The monks, possibly feelin’ sorry for him, allowed him to join them. They took his remaining money, his boots and his pants and gave him a robe, sandals, and a vow of silence. The only person he was allowed to talk to was the head monk. For years Harry studied the writings of the great philosophers. He studied science and mathematics. He lit the right candles, he chanted the right chants, he burnt the right incense and yet what he sought evaded him. He sat on a rug on the mountain top, in the right position and hummed until he was hoarse. He sought nature, the trees, the rocks and waterfalls. Still no answer. He sought the moon and stars, the sun and the planets. Nothing. He fasted for weeks. No answer.

Finally, he went to the head monk. He said, “Master, I have been searching for an answer that has evaded me for years. You are old and wise; your hair and beard are long and grey. I come seeking your wisdom. What is the meaning of life?” The head monk gazed across the vast emptiness and stated, “I have found the meaning of life is to be one with everything.” “Yes!” Harry said, “Yes!” “Master, can you make me one with everything?” “No, grasshopper, this is a path you will have to walk alone.”

So, he gave Harry his pants and boots back along with the two dollars and twenty five cents he had come with and sent him on his way.

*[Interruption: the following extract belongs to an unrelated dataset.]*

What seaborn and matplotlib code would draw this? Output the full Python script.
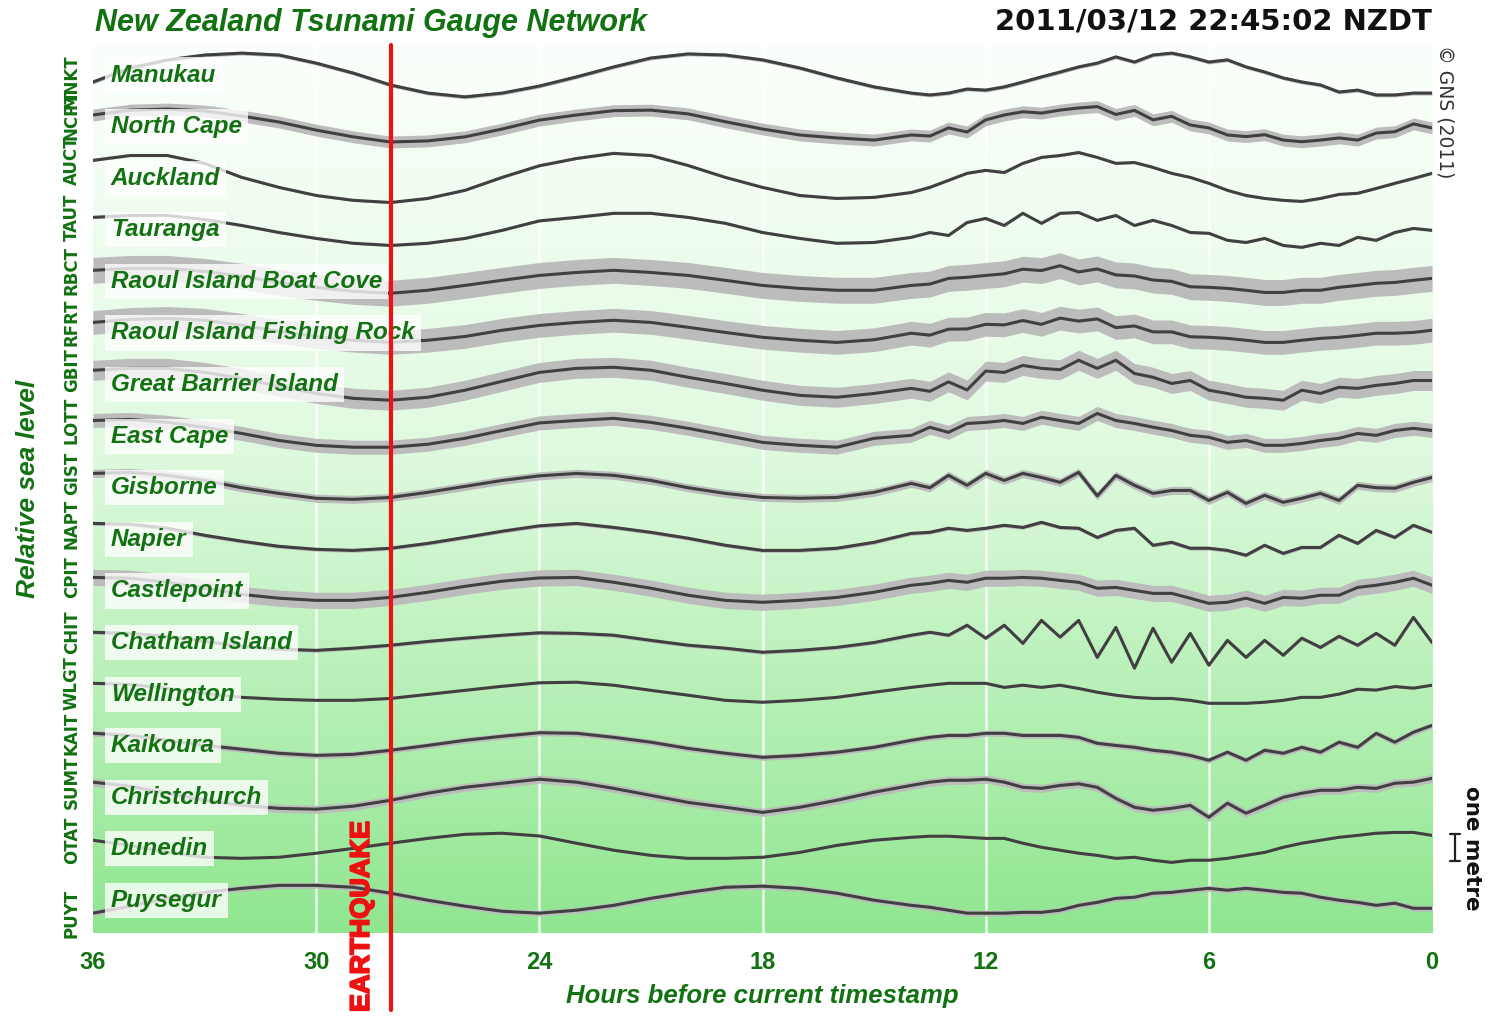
import matplotlib

# Headless backend, the file only writes out.png.
matplotlib.use("Agg")
import matplotlib.pyplot as plt  # noqa: E402
import matplotlib.patheffects as pe  # noqa: E402
import matplotlib.transforms as mtransforms  # noqa: E402
from matplotlib.colors import LinearSegmentedColormap  # noqa: E402
import numpy as np  # noqa: E402
import seaborn as sns  # noqa: E402

sns.set_style("white")
plt.rcParams["font.family"] = ["Liberation Sans", "DejaVu Sans"]

# ---------------------------------------------------------------------------
# Data: hours before the current timestamp, sea level per gauge in cm
# (hourly samples up to 14 h, then every half hour)
# ---------------------------------------------------------------------------
HOURS = [36, 35, 34, 33, 32, 31, 30, 29, 28, 27, 26, 25, 24, 23, 22, 21, 20,
         19, 18, 17, 16, 15, 14,
         13.5, 13, 12.5, 12, 11.5, 11, 10.5, 10, 9.5, 9, 8.5, 8, 7.5, 7,
         6.5, 6, 5.5, 5, 4.5, 4, 3.5, 3, 2.5, 2, 1.5, 1, 0.5, 0]

STATIONS = ["Manukau", "North Cape", "Auckland", "Tauranga",
            "Raoul Island Boat Cove", "Raoul Island Fishing Rock",
            "Great Barrier Island", "East Cape", "Gisborne", "Napier",
            "Castlepoint", "Chatham Island", "Wellington", "Kaikoura",
            "Christchurch", "Dunedin", "Puysegur"]
CODES = ["MNKT", "NCPT", "AUCT", "TAUT", "RBCT", "RFRT", "GBIT", "LOTT",
         "GIST", "NAPT", "CPIT", "CHIT", "WLGT", "KAIT", "SUMT", "OTAT", "PUYT"]

MANUKAU = [-26, 26, 56, 74, 81, 74, 44, 7, -37, -67, -81, -67, -41, -7, 30, 63,
           78, 74, 56, 26, -11, -44, -67,
           -74, -67, -52, -56, -44, -26, -7, 11, 30, 44, 67, 48, 74, 81, 67, 48,
           56, 30, 11, -11, -26, -37, -63, -56, -74, -74, -67, -67]
NORTH_CAPE = [43, 61, 65, 58, 39, 17, -13, -38, -57, -53, -38, -9, 24, 43, 59,
              61, 47, 18, -9, -31, -42, -50, -31,
              -35, -5, -20, 25, 43, 55, 50, 61, 69, 74, 45, 60, 25, 38, 6, -5,
              -31, -37, -30, -50, -56, -50, -42, -50, -24, -19, 10, -5]
AUCKLAND = [66, 84, 84, 55, 3, -34, -64, -82, -90, -75, -45, 3, 46, 73, 92, 84,
            47, 3, -34, -64, -75, -71, -53,
            -34, -8, 18, 29, 21, 55, 77, 84, 95, 77, 55, 58, 40, 18, 3, -19,
            -45, -64, -75, -82, -86, -75, -60, -56, -38, -19, -1, 18]
TAURANGA = [46, 53, 53, 38, 16, -10, -32, -50, -58, -50, -32, -2, 33, 46, 61,
            61, 46, 24, -10, -32, -50, -47, -28,
            -10, -21, 27, 42, 16, 61, 24, 61, 64, 35, 53, 16, 35, 16, -10, -13,
            -39, -47, -32, -58, -65, -50, -58, -28, -39, -10, 5, -2]
RAOUL_BOAT_COVE = [41, 48, 48, 37, 19, -4, -22, -37, -44, -33, -15, 4, 22, 33,
                   41, 33, 22, 4, -15, -26, -33, -33, -15,
                   -10, 11, 15, 22, 28, 45, 40, 58, 35, 46, 24, 20, 5, 0, -20,
                   -22, -26, -33, -41, -41, -33, -33, -22, -15, -7, -4, 4, 11]
RAOUL_FISHING_ROCK = [39, 50, 54, 47, 28, 6, -13, -27, -35, -27, -13, 10, 28,
                      39, 47, 39, 21, 2, -16, -27, -35, -25, -1,
                      -8, 14, 15, 32, 30, 46, 32, 55, 44, 52, 20, 26, 4, 4, -14,
                      -16, -20, -27, -35, -35, -27, -20, -16, -9, -1, -1, 2, 10]
GREAT_BARRIER = [53, 60, 60, 45, 23, -7, -33, -51, -58, -47, -21, 12, 45, 60,
                 64, 53, 27, 4, -21, -40, -47, -33, -14,
                 -25, 10, -20, 50, 45, 71, 60, 55, 90, 60, 90, 41, 27, 4, 15,
                 -21, -33, -47, -51, -58, -21, -33, -10, -14, -3, 4, 15, 15]
EAST_CAPE = [58, 62, 51, 33, 10, -16, -34, -41, -41, -30, -8, 21, 49, 58, 66,
             51, 29, 3, -23, -34, -41, -8, 3,
             33, 14, 47, 51, 58, 47, 70, 58, 47, 84, 58, 47, 33, 21, 3, -4, -23,
             -16, -34, -34, -27, -16, -8, 10, 3, 21, 29, 21]
GISBORNE = [53, 57, 46, 27, 0, -21, -39, -43, -36, -17, 5, 27, 44, 53, 46, 27,
            0, -21, -36, -39, -36, -17, 16,
            0, 46, 9, 53, 27, 53, 38, 20, 57, -30, 46, 9, -21, -10, -10, -47,
            -17, -58, -28, -54, -39, -21, -47, 9, 0, -2, 20, 38]
NAPIER = [59, 56, 41, 15, -7, -26, -37, -41, -33, -15, 7, 30, 50, 59, 44, 26, 4,
          -22, -41, -41, -33, -11, 22,
          26, 41, 33, 41, 52, 44, 63, 44, 41, 7, 33, 41, -22, -11, -33, -33,
          -41, -59, -22, -52, -30, -30, 15, -15, 33, 7, 52, 26]
CASTLEPOINT = [50, 47, 32, 10, -13, -27, -35, -35, -24, -5, 17, 36, 48, 50, 32,
               10, -16, -35, -42, -35, -24, -5, 21,
               28, 39, 32, 47, 47, 50, 47, 39, 32, 10, 13, 2, -9, -9, -27, -46,
               -42, -27, -46, -24, -27, -16, -16, 13, 21, 32, 47, 21]
CHATHAM = [38, 34, 23, 4, -14, -25, -29, -21, -10, 4, 16, 27, 36, 34, 27, 8,
           -10, -21, -36, -29, -18, 0, 27,
           38, 27, 64, 16, 64, -3, 82, 20, 82, -55, 56, -95, 53, -73, 34, -84,
           8, -55, 8, -47, 16, -18, 23, -10, 34, -10, 93, 0]
WELLINGTON = [40, 36, 21, 3, -12, -19, -23, -23, -16, -1, 14, 29, 42, 44, 33,
              14, -4, -23, -30, -23, -12, 7, 25,
              33, 40, 40, 40, 25, 33, 25, 33, 21, 7, -4, -12, -16, -16, -23,
              -34, -34, -34, -30, -23, -12, -12, 0, 18, 15, 28, 22, 33]
KAIKOURA = [46, 38, 20, 1, -13, -28, -36, -32, -17, 1, 20, 35, 48, 46, 31, 13,
            -10, -28, -43, -36, -24, -6, 20,
            31, 38, 38, 46, 46, 38, 38, 38, 31, 9, 1, -6, -17, -24, -36, -54,
            -24, -54, -17, -28, -6, -24, 13, -6, 46, 13, 50, 75]
CHRISTCHURCH = [56, 41, 15, -11, -30, -41, -44, -33, -11, 15, 37, 52, 67, 56,
                33, 7, -19, -37, -56, -37, -11, 19, 44,
                56, 63, 63, 67, 56, 37, 33, 44, 50, 37, -4, -37, -48, -41, -30,
                -74, -22, -59, -30, 0, 15, 26, 26, 37, 33, 52, 56, 70]
DUNEDIN = [32, 13, -13, -31, -35, -31, -16, 2, 21, 39, 54, 58, 48, 21, -5, -24,
           -35, -35, -31, -13, 13, 32, 43,
           47, 47, 43, 39, 39, 21, 6, -5, -16, -24, -35, -31, -42, -50, -42,
           -42, -35, -24, -13, 6, 21, 32, 43, 50, 58, 61, 61, 50]
PUYSEGUR = [-47, -21, 8, 30, 45, 56, 56, 49, 27, 1, -21, -40, -47, -36, -18, 8,
            30, 49, 53, 45, 27, 1, -18,
            -25, -36, -47, -47, -47, -44, -44, -36, -18, -7, 8, 12, 27, 30, 38,
            45, 38, 45, 38, 30, 27, 12, 1, -7, -18, -10, -29, -29]

LEVELS = [MANUKAU, NORTH_CAPE, AUCKLAND, TAURANGA, RAOUL_BOAT_COVE,
          RAOUL_FISHING_ROCK, GREAT_BARRIER, EAST_CAPE, GISBORNE, NAPIER,
          CASTLEPOINT, CHATHAM, WELLINGTON, KAIKOURA, CHRISTCHURCH, DUNEDIN,
          PUYSEGUR]

# half width of the raw (unfiltered) noise envelope, cm
NOISE_CM = [7, 22, 4, 4, 48, 44, 37, 26, 15, 7, 30, 7, 4, 11, 15, 4, 11]

EARTHQUAKE_HOURS = 28
TICK_HOURS = [36, 30, 24, 18, 12, 6, 0]

# ---------------------------------------------------------------------------
# Styling
# ---------------------------------------------------------------------------
SPACING = 1.911          # metres between gauge baselines
GREEN = "#127212"
TRACE = "#404040"
BAND = "#bcbcbc"
RED = "#ee1111"
BG_CMAP = LinearSegmentedColormap.from_list(
    "bg", [(0.0, "#fbfffb"), (0.45, "#e0fae0"), (1.0, "#90e690")]
)

fig = plt.figure(figsize=(15.12, 10.16), dpi=100, facecolor="white")
ax = fig.add_axes([0.0615, 0.0817, 0.8856, 0.874])
ytop, ybot = 1.111, -31.78
ax.set_xlim(36, 0)
ax.set_ylim(ybot, ytop)

# gradient backdrop
grad = np.linspace(0, 1, 256).reshape(-1, 1)
ax.imshow(grad, cmap=BG_CMAP, extent=[36, 0, ybot, ytop], aspect="auto",
          zorder=0, interpolation="bicubic")

for h in TICK_HOURS[1:-1]:
    ax.axvline(h, color="white", lw=1.8, alpha=0.85, zorder=1)

axes_x = mtransforms.blended_transform_factory(ax.transAxes, ax.transData)
data_x = mtransforms.blended_transform_factory(ax.transData, ax.transAxes)

for i, (name, code, levels, noise) in enumerate(
        zip(STATIONS, CODES, LEVELS, NOISE_CM)):
    base = -i * SPACING
    y = base + np.asarray(levels, dtype=float) / 100.0
    ax.fill_between(HOURS, y - noise / 100.0, y + noise / 100.0,
                    color=BAND, lw=0, zorder=2)
    sns.lineplot(x=HOURS, y=y, color=TRACE, lw=2.2, ax=ax, zorder=3,
                 sort=False, estimator=None)
    ax.text(0.0134, base, name, transform=axes_x, ha="left", va="center",
            fontsize=17.5, fontweight="bold", fontstyle="italic", color=GREEN,
            zorder=4,
            bbox=dict(boxstyle="square,pad=0.25", fc="white", ec="none",
                      alpha=0.78))
    ax.text(-0.0157, y[0], code, transform=axes_x, ha="center", va="center",
            rotation=90, fontsize=12, fontweight="bold", color=GREEN,
            family="DejaVu Sans", clip_on=False)

# earthquake marker
ax.axvline(EARTHQUAKE_HOURS, ymin=-0.087, ymax=1, color=RED, lw=3,
           zorder=5, clip_on=False)
ax.text(EARTHQUAKE_HOURS + 0.77, -0.089, "EARTHQUAKE", transform=data_x,
        rotation=90, ha="center", va="bottom", color=RED, fontsize=19.5,
        fontweight="bold", clip_on=False,
        path_effects=[pe.withStroke(linewidth=1.3, foreground=RED)])

# one metre scale bar
bar_x, cap = 1.0172, 0.004
bar_lo, bar_hi = -29.1, -28.1
for xs, ys in (([bar_x, bar_x], [bar_lo, bar_hi]),
               ([bar_x - cap, bar_x + cap], [bar_lo, bar_lo]),
               ([bar_x - cap, bar_x + cap], [bar_hi, bar_hi])):
    ax.plot(xs, ys, color="#222222", lw=1.6, transform=axes_x, clip_on=False)
ax.text(1.0299, -28.63, "one metre", transform=axes_x, rotation=-90,
        ha="center", va="center", fontsize=15.5, fontweight="bold",
        family="DejaVu Sans", color="#111111", clip_on=False)
ax.text(1.0097, 1.0, "\u00a9 GNS (2011)", transform=ax.transAxes,
        rotation=-90, ha="center", va="top", fontsize=13.5,
        family="DejaVu Sans", color="#333333", clip_on=False)

# axes dressing
ax.set_xticks(TICK_HOURS)
ax.set_xticklabels([str(h) for h in TICK_HOURS], fontsize=17,
                   fontweight="bold", color=GREEN)
ax.tick_params(axis="x", length=0, pad=13)
ax.set_yticks([])
for side in ax.spines.values():
    side.set_visible(False)
ax.set_xlabel("Hours before current timestamp", fontsize=18.5,
              fontweight="bold", fontstyle="italic", color=GREEN)
ax.xaxis.set_label_coords(0.5, -0.058)
ax.set_ylabel("Relative sea level", fontsize=19, fontweight="bold",
              fontstyle="italic", color=GREEN)
ax.yaxis.set_label_coords(-0.0396, 0.5)

fig.text(95 / 1512, 1 - 23 / 1016, "New Zealand Tsunami Gauge Network",
         ha="left", va="center", fontsize=22, fontweight="bold",
         fontstyle="italic", color=GREEN)
fig.text(1432 / 1512, 1 - 22 / 1016, "2011/03/12 22:45:02 NZDT",
         ha="right", va="center", fontsize=21, fontweight="bold",
         family="DejaVu Sans", color="#111111")

fig.savefig("out.png", dpi=100, facecolor="white")
plt.close(fig)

As Harry traveled down the mountain he encountered many wise men. Philosophers, sages, doctors, lawyers, teachers, cowboys, and sheep herders. Upon asking each of them the same question, “Can you make me one with everything?” He received the same answer from all. “No, I cannot.” Finally, after days of walking, he came to the small town at the foot of the mountain where he had left on his journey. There at the edge of town was a park and in this park was a hot dog stand. By now Harry was getting desperate. He went up to the hot dog stand and said, “Please Sir, can you make me one with everything?” “Yes, siree Bub. Comin’ right up. That will be two dollars and a quarter.”

Sometimes life is just not as complicated as we try to make it.

At least, that’s the view here from behind the grindstone.